Bishop Miguel Tamayo talks to the Anglican Journal. Photo: Art Babych
Archbishop Fred Hiltz, primate of the Anglican Church of Canada, has often described Miguel Tamayo, the bishop of Uruguay and Cuba, as an “electrifying” speaker who can energize a crowd with a combination of passion and humour.
Delegates to the 2010 General Synod will have a chance to experience this when Bishop Tamayo’s preaches at tonight’s opening service at the Cathedral Church of All Saints in Halifax.
Bishop Tamayo, who will retire in November as bishop of Cuba after a seven-year term, and his wife, the Rev. Martha Lopez, have also been invited as partners to the triennial gathering of the Anglican Church of Canada’s governing body.

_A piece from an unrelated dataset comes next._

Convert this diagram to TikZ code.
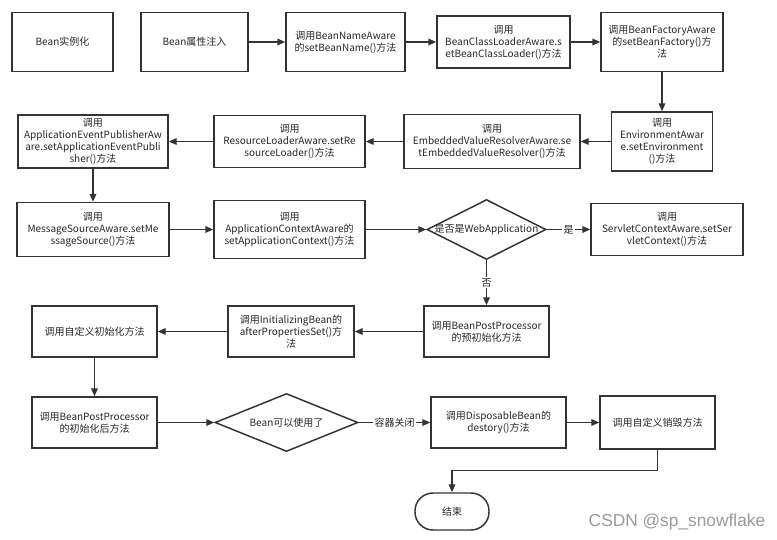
\documentclass[tikz,border=0pt]{standalone}
\usepackage{fontspec}
\setmainfont{Noto Sans CJK SC}
\newfontfamily\markfont{Liberation Sans}
\usetikzlibrary{arrows.meta,shapes.geometric}
\tikzset{every picture/.style={line width=0.75pt}}
\tikzset{
  flowbox/.style 2 args={draw=black!80, line width=1.1pt, align=center, inner sep=0pt,
    minimum width=#1*0.75pt, minimum height=#2*0.75pt,
    font=\fontsize{7.5}{9}\selectfont, text=black!85},
  decision/.style 2 args={draw=black!80, line width=1.1pt, diamond, inner sep=0pt,
    minimum width=#1*0.75pt, minimum height=#2*0.75pt},
  dtext/.style={font=\fontsize{7.5}{9}\selectfont, text=black!85},
  terminal/.style={draw=black!80, line width=1.1pt, rounded corners=13.5pt, inner sep=0pt,
    minimum width=74*0.75pt, minimum height=37*0.75pt,
    font=\fontsize{7.5}{9}\selectfont, text=black!85},
  flow/.style={draw=black!80, line width=1.1pt, -{Triangle[length=6pt,width=5pt]}},
  elabel/.style={fill=white, inner sep=1pt, font=\fontsize{7.5}{9}\selectfont, text=black!85}
}

\begin{document}
\begin{tikzpicture}[x=0.75pt,y=0.75pt,yscale=-1,xscale=1]
\useasboundingbox (0,0) rectangle (777,539);

%Shape: Rectangle
\node [flowbox={101}{59}] (inst) at (62.5,42) {Bean实例化};
%Shape: Rectangle
\node [flowbox={107}{59}] (inject) at (194.5,42) {Bean属性注入};
%Shape: Rectangle
\node [flowbox={119}{59}] (nameaw) at (345.5,42) {调用BeanNameAware\\的setBeanName()方法};
%Shape: Rectangle
\node [flowbox={133}{52}] (classld) at (503.5,42) {调用\\BeanClassLoaderAware.s\\etBeanClassLoader()方法};
%Shape: Rectangle
\node [flowbox={122}{59}] (factaw) at (662,42) {调用BeanFactoryAware\\的setBeanFactory()方\\法};
%Shape: Rectangle
\node [flowbox={101}{59}] (envaw) at (662,141.5) {调用\\EnvironmentAwar\\e.setEnvironment\\()方法};
%Shape: Rectangle
\node [flowbox={176}{54}] (embval) at (492,141.5) {调用\\EmbeddedValueResolverAware.se\\tEmbeddedValueResolver()方法};
%Shape: Rectangle
\node [flowbox={151}{52}] (resld) at (289.5,141.5) {调用\\ResourceLoaderAware.setRe\\sourceLoader()方法};
%Shape: Rectangle
\node [flowbox={150}{53}] (evpub) at (93,141.5) {调用\\ApplicationEventPublisherAw\\are.setApplicationEventPubli\\sher()方法};
%Shape: Rectangle
\node [flowbox={152}{54}] (msgsrc) at (93,229.5) {调用\\MessageSourceAware.setMe\\ssageSource()方法};
%Shape: Rectangle
\node [flowbox={151}{58}] (appctx) at (289.5,229.5) {调用\\ApplicationContextAware的\\setApplicationContext()方法};
%Shape: Diamond
\node [decision={119}{60}, label={[dtext]center:是否是WebApplication}] (isweb) at (486.5,229.5) {};
%Shape: Rectangle
\node [flowbox={152}{52}] (servlet) at (667,229.5) {调用\\ServletContextAware.setSer\\vletContext()方法};
%Shape: Rectangle
\node [flowbox={125}{51}] (prebpp) at (486.5,331.5) {调用BeanPostProcessor\\的预初始化方法};
%Shape: Rectangle
\node [flowbox={126}{51}] (initbean) at (291,331.5) {调用InitializingBean的\\afterPropertiesSet()方\\法};
%Shape: Rectangle
\node [flowbox={125}{51}] (initm) at (94.5,331.5) {调用自定义初始化方法};
%Shape: Rectangle
\node [flowbox={125}{51}] (postbpp) at (94.5,422.5) {调用BeanPostProcessor\\的初始化后方法};
%Shape: Diamond
\node [decision={143}{58}, label={[dtext]center:Bean可以使用了}] (ready) at (286.5,422.5) {};
%Shape: Rectangle
\node [flowbox={135}{51}] (dispbean) at (498.5,422.5) {调用DisposableBean的\\destory()方法};
%Shape: Rectangle
\node [flowbox={115}{53}] (destroym) at (657.5,422.5) {调用自定义销毁方法};
%Shape: Rounded Rect
\node [terminal] (finish) at (452,511.5) {结束};

%Straight Lines
\draw [flow] (inject) -- (nameaw);
\draw [flow] (nameaw) -- (classld);
\draw [flow] (classld) -- (factaw);
\draw [flow] (factaw) -- (envaw);
\draw [flow] (envaw) -- (embval);
\draw [flow] (embval) -- (resld);
\draw [flow] (resld) -- (evpub);
\draw [flow] (evpub) -- (msgsrc);
\draw [flow] (msgsrc) -- (appctx);
\draw [flow] (appctx) -- (isweb);
\draw [flow] (isweb) -- node [elabel] {是} (servlet);
\draw [flow] (isweb) -- node [elabel] {否} (prebpp);
\draw [flow] (prebpp) -- (initbean);
\draw [flow] (initbean) -- (initm);
\draw [flow] (initm) -- (postbpp);
\draw [flow] (postbpp) -- (ready);
\draw [flow] (ready) -- node [elabel] {容器关闭} (dispbean);
\draw [flow] (dispbean) -- (destroym);
%Elbow Lines
\draw [flow] (destroym.south) -- ++(0,21) -| (finish.north);

% Text Node
\node [font=\markfont\fontsize{13}{13}\selectfont, text=black!40] (mark) at (677,522) {CSDN @sp\_snowflake};

\end{tikzpicture}
\end{document}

“To be a bishop of two dioceses at the same time is a big challenge as you can imagine…But I was able to do that with the help of God and with the support of the diocesan leaders. It was a good experiment,” he says of his upcoming retirement. Now that Cuba has a co-adjutor bishop, Griselda Delgado del Carpio, he adds, “I’m going to leave the diocese happy in her hands.”
Anglican Journal staff writer Marites N. Sison sat down for an interview with Bishop Tamayo hours before the service. Excerpts:
Q: What thoughts came to your mind when the primate (Archbishop Fred Hiltz) invited you to preach at the opening service of General Synod?
A: It was a big challenge because it’s a great honour to come and to preach for a big church, a friendly and companion church that the Anglican Church of Canada has been to us in Cuba and Uruguay…My being here shows companionship in mission. It is giving in some way what you’ve been doing for us throughout the years.
Q: Can you give a sense of what message you’re going to convey to General Synod?
A: When Bishop Fred talked to me about that invitation I think it was because we met in Cuba and he could see how I preach, how I address the people [laughs]. Maybe he was impressed because I am a very energetic person and maybe he felt he needs something of that to bring to the Canadian church…The gospel (reading for the service) is the Parable of the Vine and the Branches. I found [that] very interesting… to transmit a message for the Canadian church [which is] trying to find new ways of mission, new ways of being witness of the Gospel in the Canadian society and throughout the world. The Canadian church is present and supportive in many parts of the Anglican world. You need to renew that vision.
Q: You mentioned that the Cuban and Canadian churches have had a good relationship. What has made this possible?
A: Life is sometimes complicated. Sometimes different aspects of church life bring you together…or separate [you]. We were part of The Episcopal Church in the U.S.; the Cuban church is the result of the missionary work of The Episcopal Church. We were part of that province until 1968, when the Cuban church was put in an extra-provincial condition…(That) was the starting point of the strong presence of the Canadian church in the life of the church in Cuba. We were in a political situation which [resulted in] Cuba [becoming] very isolated. The Canadian church was like a bridge-communicating the isolated Cuban church to the rest of the Anglican Communion. That was a very big and important task; in some ways it still is an important circumstance.
Q: What challenges and opportunities do you see for the diocese of Cuba today?
A: Cuba is experimenting in terms of religious Christian mission; (it’s) a very important renewal. During the first years of the revolution it was very secular. The government has opened more space for the church’s work and there are a lot of opportunities to do mission right now…People are coming back to church. People are hungry and thirsty [for] God. The church has to respond.
Q: What message would you like to impart to the Canadian church about challenges it has been facing?
A: The life of the Communion has been affected, as we all know, by decisions made in certain provinces, including Canada, regarding human sexuality…We, in Cuba and Uruguay, think that we have to have more consideration for each other, show more love and appreciation for each other…and not do things that put the church at a big risk of breaking the bonds of affection. We become weary and sad when we see that in some parts of the communion they insist on doing things that has brought us into conflict…I understand that different provinces work in different societies and have different challenges…But we also have to think that we need, as good Anglicans, to be balanced…If we are a worldwide Communion we can’t think that what we do here or there will not affect others.